Up to the C level, yes.  You cannot do that once you get to the C
level, not with the Lisp debugger we have.

> Hmm... didn't think so.

Can you show some example of where some data is lost?  Because I think
we may be miscommunicating: I don't see that significant lost of data
that causes such strenuous objections.  Maybe you can explain that to
me.  Maybe something is indeed missing.

> >> >> Because it imposes a cost which we may not want to pay.
> >> > What cost is that?
> >> Catch and then rethrow.  Which is pure cost with no benefit, if you ask me.
> > A cost very close to zero.
> Who cares.  Still pure cost with no benefit.
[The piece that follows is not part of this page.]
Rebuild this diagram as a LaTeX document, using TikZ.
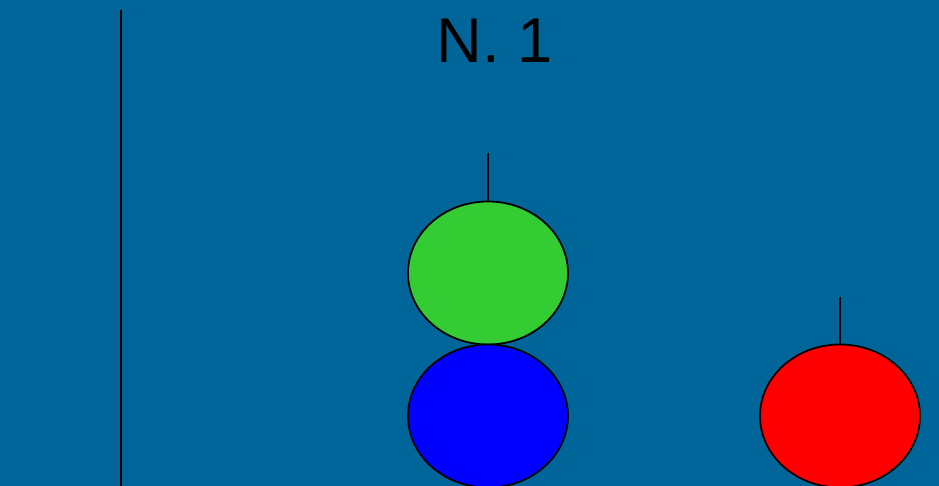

It's not without benefits.

> The core provides naturally a plain raw non-catching funcall, but with
> the current design a module author who wants this behavior can't have it

Why would a module author want a non-catching funcall?  Are the
reasons for having that strong enough to override the dangers?
Because there are other things a module author currently cannot do, as
the API offers only limited ways into Emacs.  Why would having a
non-catching funcall be so much more important than, say, being able
to add watchers to the Emacs event queue?

> This is completely dumb.

I'd appreciate if you refrained from name-calling.  It doesn't help
keep the discussion technical and constructive.

> > No one needs to do anything, the code is already written, and module
> > authors don't even need to know it exists, or what exactly does it do.
> The criteria to accept bad design shouldn't be "does the code
> already exist?".

And whether it works, yes.  This is Free Software: whoever does the
job gets to choose the tools and the methods.  You know that.

> > It's not obvious to me, sorry.  The costs of the current code are
> > minimal, and the advantages to have the "raw" functionality in
> > addition to what we have aren't clear-cut.
> As I said, we have plenty of experience in Emacs's own source code:
> look in Emacs's source code and compare the number of uses of
> "safe_call" and friends to the number of uses of "callN" and friends.
> The catching version is useful at times, but it's the exception rather
> than the rule.  XEmacs's experience is the same, apparently.

Modules aren't core Emacs, and weren't supposed to be it.  Not
everything that's possible in core _must_ be available to modules.
Modules aren't a way to extend Emacs in unlimited ways.  So just
saying this is possible in core is not a useful argument in this
discussion.  The important question here is: why is it important that
modules have this functionality at their disposal.